* BEGIN TASK DATA *
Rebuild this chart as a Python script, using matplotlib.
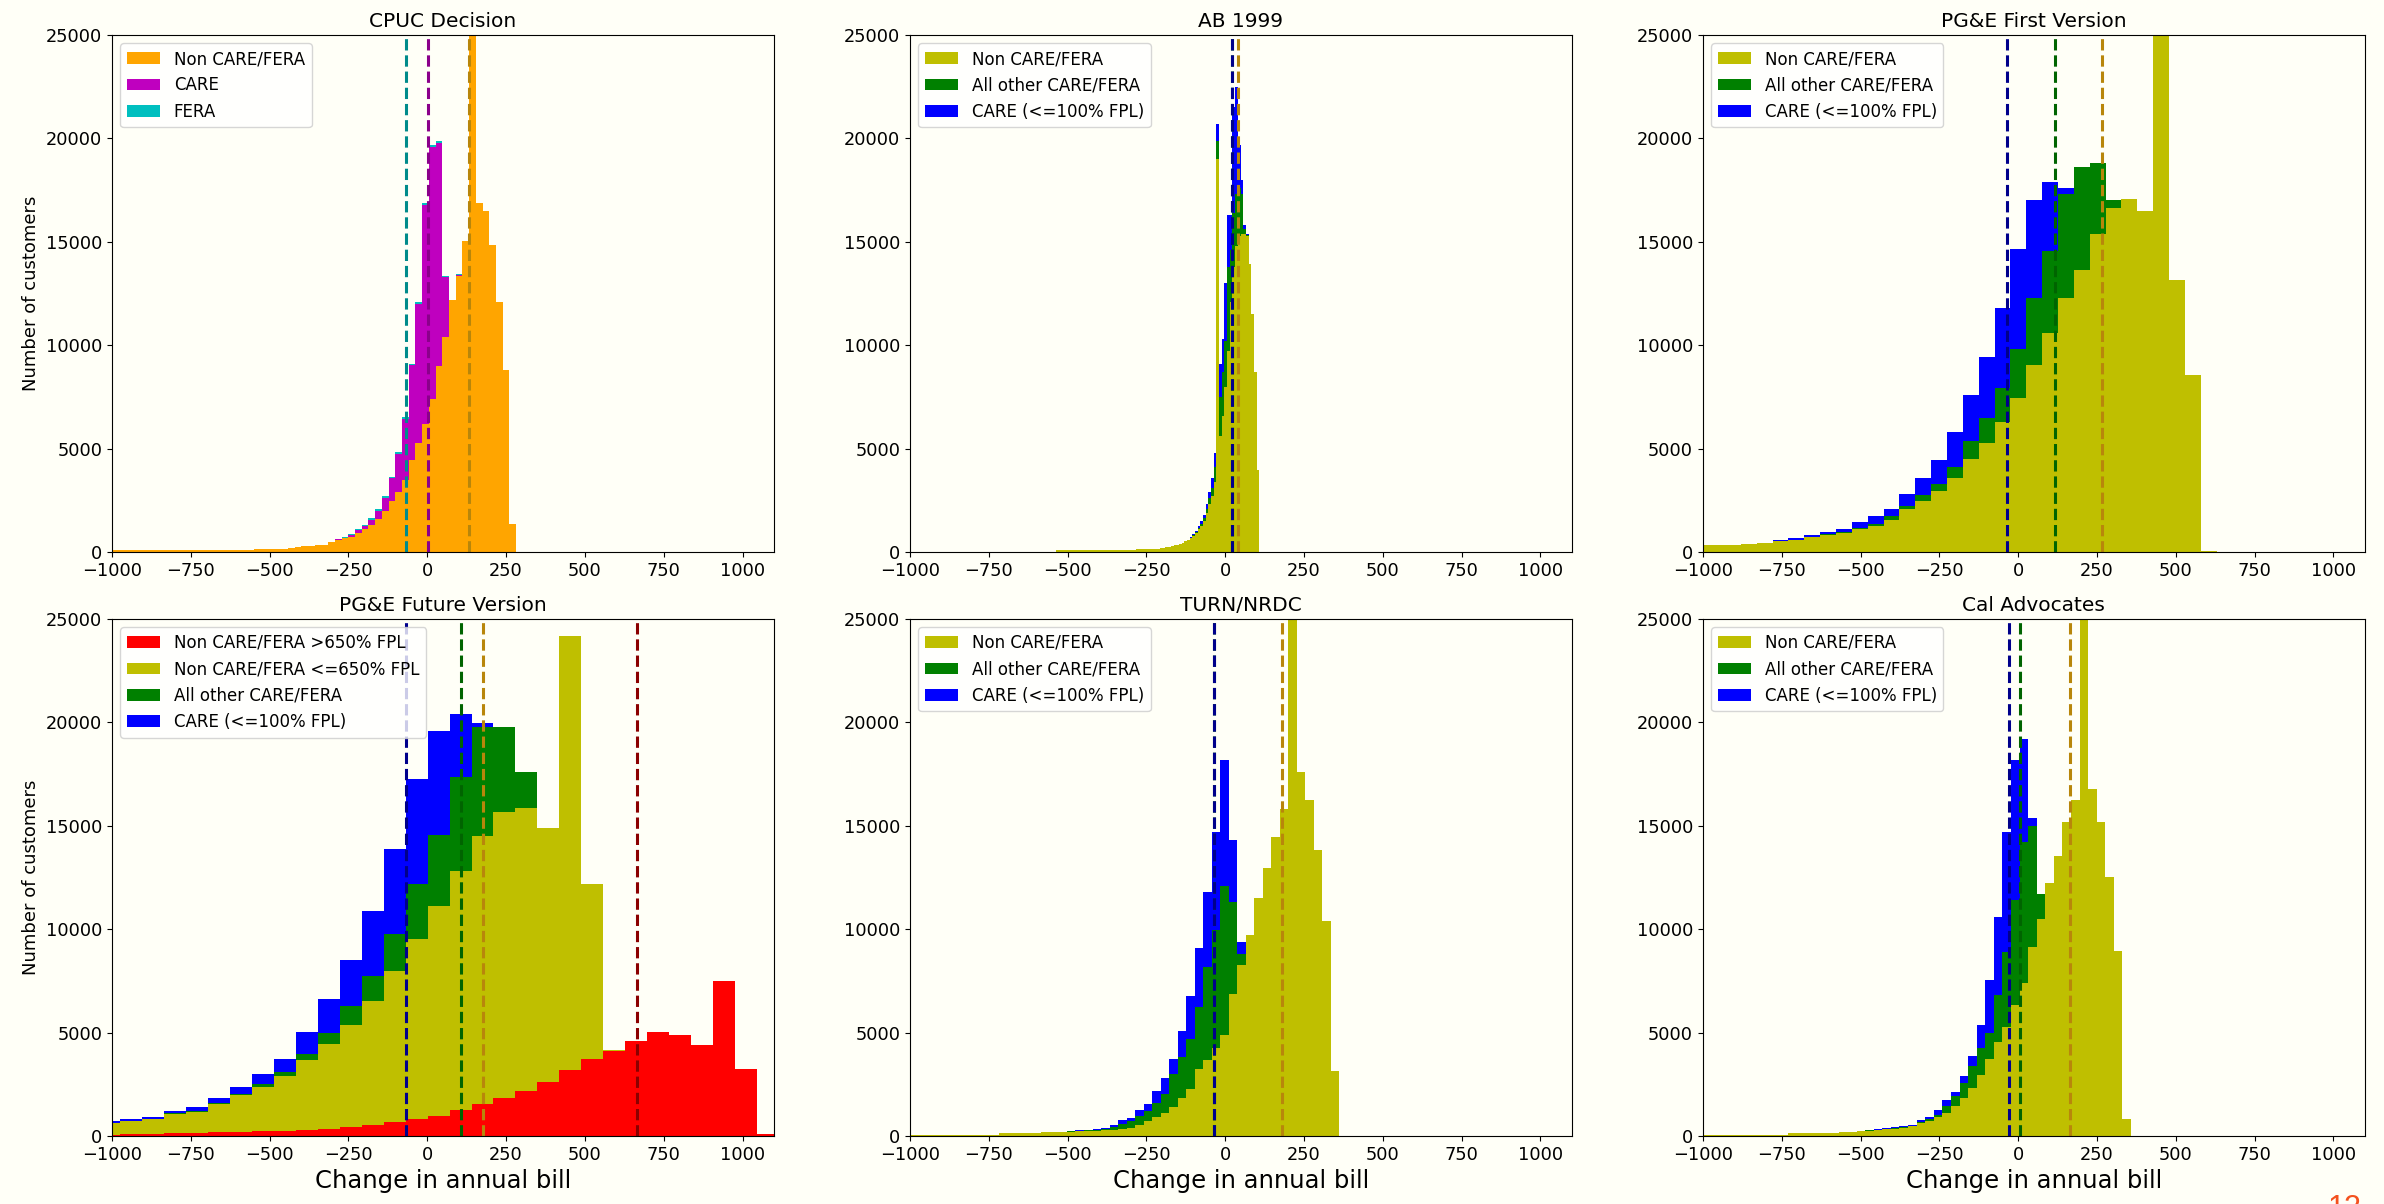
import numpy as np
import matplotlib
matplotlib.use("Agg")
import matplotlib.pyplot as plt

BG = "#fffff7"

# ---- CPUC Decision (61 bins)
cpuc_range = (-1017.3, 282.0)
cpuc_non = [90, 90, 100, 100, 100, 100, 100, 100, 100, 100, 100, 100, 100, 100, 100, 100,
            100, 100, 100, 100, 110, 110,
            130, 140, 150, 150, 170, 200, 220, 270, 300, 330, 360,
            470, 590, 670, 750, 920, 1100, 1310, 1590, 2000, 2450, 2900,
            3480, 4430, 5250, 6200, 7400, 9000, 10400, 12200, 13350, 15060, 26000,
            16900, 16500, 14850, 12100, 8800, 1360]
cpuc_care = [0] * 34 + [50, 30, 80, 130, 140, 260, 410, 620, 1110, 1860, 2950, 4600, 6750,
                        10600, 12200, 10800, 2880, 0, 50] + [0] * 8
cpuc_fera = [0] * 35 + [20, 40, 50, 70, 80, 80, 90, 80, 100, 100, 80, 70, 100, 60, 60, 60,
                        0, 60] + [0] * 8
cpuc_means = [(-69, "darkcyan"), (3, "darkmagenta"), (133, "darkgoldenrod")]

# ---- AB 1999 (76 bins)
ab_range = (-538.0, 108.0)
ab_non = [110] + [100] * 21 + [110] * 5 + [120] * 3 + \
         [130, 130, 130, 140, 140, 150, 150, 160, 170, 180,
          200, 220, 250, 280, 320, 360, 410, 460, 520, 590,
          680, 780, 900, 1100, 1250, 1500, 1900, 2300, 2700, 3400,
          19000, 5600, 6600, 8000, 9700, 12100, 13800, 14800, 15300, 15400,
          15400, 15300, 13950, 11500, 8700, 3970]
ab_other = [0] * 50 + [20, 30, 50, 60, 100, 150, 200, 300, 400, 700, 900, 1900, 2100, 2200,
                       4100, 2500, 2600, 2500, 2300, 1900, 200, 50] + [0] * 4
ab_care = [0] * 50 + [40, 50, 80, 120, 150, 150, 200, 300, 500, 700, 800, 1600, 1600, 2800,
                      2500, 1700, 5100, 5200, 2100, 700, 200, 50] + [0] * 4
ab_means = [(23, "darkgreen"), (22, "darkblue"), (41, "darkgoldenrod")]

# ---- PG&E First Version (33 bins)
first_range = (-1030.6, 629.3)
first_non = [330, 330, 330, 370, 460, 550, 600, 740, 830, 920, 1100, 1260, 1530, 2090, 2460,
             2960, 3600, 4490, 5270, 6300, 7450, 9060, 10580, 12260, 13650, 15370, 16660,
             17070, 16480, 27000, 13150, 8560, 60]
first_other = [0] * 7 + [10, 20, 30, 50, 90, 190, 130, 280, 330, 520, 870, 1200, 1650, 2350,
                         3200, 3990, 5040, 4950, 3450, 370] + [0] * 6
first_care = [0] * 5 + [50, 100, 80, 110, 160, 290, 370, 370, 570, 830, 1150, 1670, 2240,
                        2960, 3850, 4830, 4740, 3330, 280] + [0] * 9
first_means = [(-34.5, "darkblue"), (116.5, "darkgreen"), (267.5, "darkgoldenrod")]

# ---- PG&E Future Version (31 bins)
future_range = (-1043.0, 1114.6)
future_high = [50, 80, 100, 120, 150, 180, 200, 220, 250, 310, 360, 440, 540, 670, 830, 960,
               1250, 1540, 1860, 2170, 2630, 3200, 3740, 4130, 4600, 5030, 4900, 4380, 7490,
               3230, 100]
future_low = [580, 650, 710, 940, 1000, 1360, 1760, 2140, 2630, 3340, 4110, 4940, 5990, 7300,
              8690, 10140, 11550, 12960, 13790, 13710, 12250, 20990, 8450, 50] + [0] * 7
future_other = [0, 0, 20, 30, 50, 60, 90, 140, 190, 320, 520, 900, 1210, 1820, 2670, 3450,
                4580, 5280, 4130, 1720] + [0] * 11
future_care = [80, 80, 70, 100, 200, 260, 310, 480, 670, 1060, 1630, 2230, 3150, 4070, 5090,
               5040, 3010, 190] + [0] * 13
future_means = [(-69, "darkblue"), (108, "darkgreen"), (177, "darkgoldenrod"), (665, "darkred")]

# ---- TURN/NRDC (51 bins)
turn_range = (-1015.0, 362.0)
turn_non = [60] * 11 + [140] * 5 + [190] * 3 + [200, 220, 240, 260, 280, 300, 330, 380] + \
           [540, 700, 900, 1110, 1390, 1850, 2290, 3240, 3650, 4250, 4900, 6880, 8270, 9700,
            11530, 12970, 14470, 15830, 26500, 17580, 16270, 13830, 10400, 3120]
turn_other = [0] * 19 + [20, 30, 40, 50, 60, 130, 240, 320, 410, 530, 690, 900, 1600, 1960,
                         2420, 3020, 4540, 5690, 7200, 4450, 530] + [0] * 11
turn_care = [0] * 19 + [10, 20, 20, 30, 40, 80, 210, 170, 330, 320, 580, 770, 740, 1260,
                        2080, 2810, 3630, 4740, 6100, 2980, 600] + [0] * 11
turn_means = [(-35, "darkgreen"), (-35, "darkblue"), (180, "darkgoldenrod")]

# ---- Cal Advocates (50 bins)
cal_range = (-1002.0, 358.0)
cal_non = [60] * 10 + [140] * 6 + [180] * 2 + [220, 260, 290, 320, 350, 380] + \
          [460, 620, 700, 900, 1110, 1440, 1850, 2340, 2940, 3730, 4550, 5280, 6340, 7410,
           9120, 10500, 12230, 13540, 15200, 16240, 26500, 16780, 15170, 12500, 8930, 800]
cal_other = [0] * 18 + [10, 20, 20, 30, 30, 40, 40, 70, 100, 100, 330, 490, 730, 1060, 1310,
                        1270, 2280, 3600, 5070, 6790, 5880, 1200] + [0] * 10
cal_care = [0] * 18 + [10, 10, 20, 20, 30, 70, 40, 60, 100, 280, 280, 200, 330, 490, 1110,
                       2540, 3770, 5800, 6790, 5000, 370, 0] + [0] * 10
cal_means = [(-30, "darkblue"), (5, "darkgreen"), (166, "darkgoldenrod")]

lab_non = "Non CARE/FERA"
lab_other = "All other CARE/FERA"
lab_care = "CARE (<=100% FPL)"

panels = [
    ("CPUC Decision", cpuc_range,
     [(cpuc_non, "orange", lab_non), (cpuc_care, "m", "CARE"), (cpuc_fera, "c", "FERA")],
     cpuc_means),
    ("AB 1999", ab_range,
     [(ab_non, "y", lab_non), (ab_other, "g", lab_other), (ab_care, "b", lab_care)],
     ab_means),
    ("PG&E First Version", first_range,
     [(first_non, "y", lab_non), (first_other, "g", lab_other), (first_care, "b", lab_care)],
     first_means),
    ("PG&E Future Version", future_range,
     [(future_high, "r", "Non CARE/FERA >650% FPL"), (future_low, "y", "Non CARE/FERA <=650% FPL"),
      (future_other, "g", lab_other), (future_care, "b", lab_care)],
     future_means),
    ("TURN/NRDC", turn_range,
     [(turn_non, "y", lab_non), (turn_other, "g", lab_other), (turn_care, "b", lab_care)],
     turn_means),
    ("Cal Advocates", cal_range,
     [(cal_non, "y", lab_non), (cal_other, "g", lab_other), (cal_care, "b", lab_care)],
     cal_means),
]

fig = plt.figure(figsize=(23.84, 12.04), dpi=100, facecolor=BG)
lefts = [0.047, 0.3817, 0.7143]
bottoms = [0.5415, 0.0565]
w, h = 0.2777, 0.4294

for k, (title, rng, series, means) in enumerate(panels):
    row, col = divmod(k, 3)
    ax = fig.add_axes([lefts[col], bottoms[row], w, h], facecolor=BG)
    n = len(series[0][0])
    edges = np.linspace(rng[0], rng[1], n + 1)
    base = np.zeros(n)
    for vals, color, label in series:
        top = base + np.asarray(vals, dtype=float)
        ax.stairs(top, edges, baseline=base, fill=True, color=color, label=label, lw=0)
        base = top
    for x, c in means:
        ax.axvline(x, color=c, ls="--", lw=2.2)
    ax.set_xlim(-1000, 1100)
    ax.set_ylim(0, 25000)
    ax.set_xticks(np.arange(-1000, 1001, 250))
    ax.set_yticks(np.arange(0, 25001, 5000))
    ax.tick_params(labelsize=12.8)
    ax.set_title(title, fontsize=14.5)
    ax.legend(loc="upper left", fontsize=12)
    if col == 0:
        ax.set_ylabel("Number of customers", fontsize=13)
    if row == 1:
        ax.set_xlabel("Change in annual bill", fontsize=17.5)

# slide page number, mostly below the bottom edge as in the screenshot
fig.text(2345 / 2384, 1 - 1194 / 1204, "12", color="#f4511e", fontsize=22,
         ha="center", va="top", family="Liberation Sans")

fig.savefig("out.png", dpi=100, facecolor=BG)
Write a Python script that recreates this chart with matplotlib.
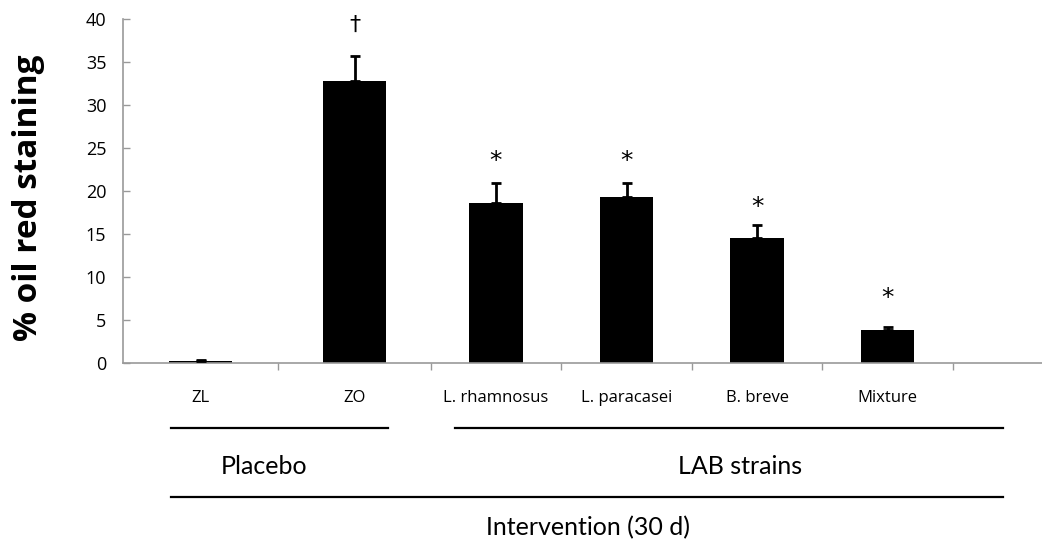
import matplotlib
matplotlib.use("Agg")
import matplotlib.pyplot as plt
import numpy as np

# ---- data ----
categories = ["ZL", "ZO", "L. rhamnosus", "L. paracasei", "B. breve", "Mixture"]
values = [0.3, 32.8, 18.6, 19.3, 14.5, 3.9]
errors = [0.05, 2.9, 2.3, 1.6, 1.6, 0.35]
marks = ["", "\u2020", "*", "*", "*", "*"]
mark_y = [None, 39.3, 23.5, 23.5, 18.2, 7.6]
group_labels = ["Placebo", "LAB strains"]
outer_label = "Intervention (30 d)"
yticks = [0, 5, 10, 15, 20, 25, 30, 35, 40]

# ---- layout ----
W, H = 1042, 550
fig = plt.figure(figsize=(W / 100, H / 100), dpi=100)
ax_left, ax_right, ax_top, ax_bottom = 123, 1042, 19, 363.3
ax = fig.add_axes([ax_left / W, (H - ax_bottom) / H,
                   (ax_right - ax_left) / W, (ax_bottom - ax_top) / H])

# category boundaries (non-uniform, as in reference), in pixel units
edges = [123, 278, 431, 561, 692, 822, 953]
centers = [(edges[i] + edges[i + 1]) / 2 for i in range(len(categories))]
widths = [0.41 * (edges[i + 1] - edges[i]) for i in range(len(categories))]

ax.bar(centers, values, width=widths, color="black", zorder=2)
ax.errorbar(centers, values, yerr=[np.zeros(len(errors)), errors], fmt="none",
            ecolor="black", elinewidth=2, capsize=3.5, capthick=2, zorder=3)

for c, m, my in zip(centers, marks, mark_y):
    if m == "*":
        ax.text(c, my, m, ha="center", va="center", fontsize=18,
                family="DejaVu Sans", color="black")
    elif m:
        ax.text(c, my, m, ha="center", va="center", fontsize=16,
                family="DejaVu Sans", color="black")

ax.set_xlim(ax_left, ax_right)
ax.set_ylim(0, 40)
ax.set_yticks(yticks)
ax.set_yticklabels([str(t) for t in yticks], family="Open Sans", fontsize=13)
ax.set_xticks(edges[1:])
ax.set_xticklabels([])
ax.tick_params(axis="y", direction="in", length=5, color="#999999", width=1, pad=12)
ax.tick_params(axis="x", direction="out", length=5, color="#999999", width=1)
for s in ["top", "right"]:
    ax.spines[s].set_visible(False)
for s in ["left", "bottom"]:
    ax.spines[s].set_color("#999999")
    ax.spines[s].set_linewidth(1.2)

# ---- overlay for labels and grouping annotations (pixel coordinates) ----
ov = fig.add_axes([0, 0, 1, 1], facecolor="none")
ov.set_xlim(0, W)
ov.set_ylim(H, 0)
ov.axis("off")

ov.text(29, 198, "% oil red staining", rotation=90, ha="center", va="center",
        family="Open Sans", fontweight="bold", fontsize=24)

for c, lab in zip(centers, categories):
    ov.text(c, 398, lab, ha="center", va="center", family="Open Sans", fontsize=12)

ov.plot([171, 388], [428, 428], color="black", lw=1.6)
ov.plot([455, 1003], [428, 428], color="black", lw=1.6)
ov.plot([171, 1003], [497, 497], color="black", lw=1.6)
ov.text(264, 466, group_labels[0], ha="center", va="center", family="Lato", fontsize=18)
ov.text(740, 466, group_labels[1], ha="center", va="center", family="Lato", fontsize=18)
ov.text(588, 528, outer_label, ha="center", va="center", family="Lato", fontsize=18)

fig.savefig("out.png", dpi=100, facecolor="white")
* END TASK DATA *
* _GIVEN TASK_
Leave out the pictures, and copy only the lines from the one holding "Write a Python" through the one holding "yticks = [0, 5, 10, 15, 20, 25, 30, 35, 40]", exactly as written.

* _OUTPUT OF THE TASK_
Write a Python script that recreates this chart with matplotlib.
import matplotlib
matplotlib.use("Agg")
import matplotlib.pyplot as plt
import numpy as np

# ---- data ----
categories = ["ZL", "ZO", "L. rhamnosus", "L. paracasei", "B. breve", "Mixture"]
values = [0.3, 32.8, 18.6, 19.3, 14.5, 3.9]
errors = [0.05, 2.9, 2.3, 1.6, 1.6, 0.35]
marks = ["", "\u2020", "*", "*", "*", "*"]
mark_y = [None, 39.3, 23.5, 23.5, 18.2, 7.6]
group_labels = ["Placebo", "LAB strains"]
outer_label = "Intervention (30 d)"
yticks = [0, 5, 10, 15, 20, 25, 30, 35, 40]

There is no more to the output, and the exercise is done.